On the other hand, said person’s neighbor is also interested in helping the environment… but THAT person is a bit more savvy.. He/she buys a Prius, and invests in $70,000 in a wind farm in the Dakotas which has an average ROI of 5%. THAT person is saving only ~$1100 in offset gasoline purchases, but is getting $3500/year back from the investment in the wind farm. So he/she is getting 4.6% ROI on their social consciousness, and they are offsetting ~203 tons/year in CO2. While the 3.8 tons/year offset from purchasing the Prius might only last 13 years, the investment in the wind farm (which is offsetting ~199.2 tons/year for the small percentage of the investment that is covered by the 70,000 investment) will last 40-50 years.
In both cases, the same amount of money is spent… but in one case the person is doing ~10 times as much good for the environment WHILE receiving a larger and longer-term return for that investment into the environment.
That’s the idea behind carbon trading schemes. Making the money that is spent on improving the environment stretch further and give greater returns overall – so the economy is not significantly harmed by shifting to a less polluting state.

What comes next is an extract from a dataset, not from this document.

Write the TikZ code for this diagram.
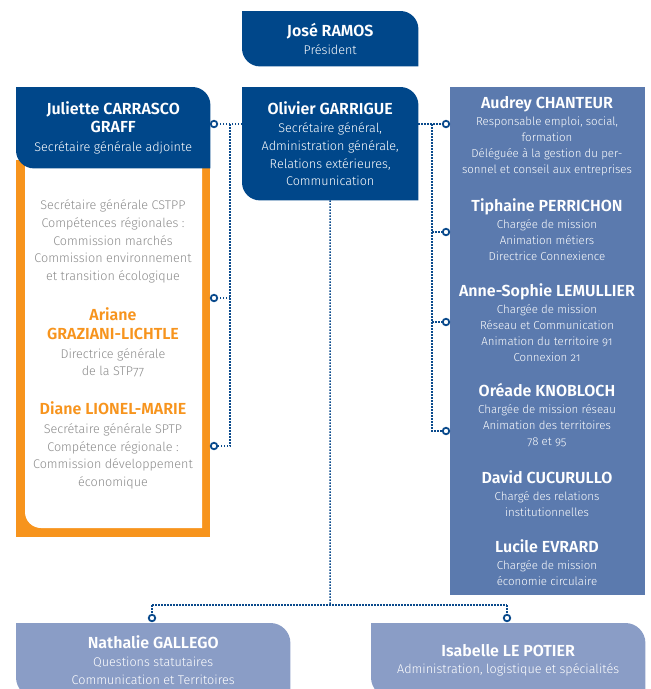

Essentially carbon trading is a means of encouraging the low hanging fruit get picked first. It’s smart, and it works. The problem is fraud – when you start selling “carbon credits” for activities in the 3rd world, it gets very dicey. It’s pretty easy to sell the same land for aforestation dozens of times… and then what would have been the most cost-effective option works out to be hundredsfold less cost effective than it should have been.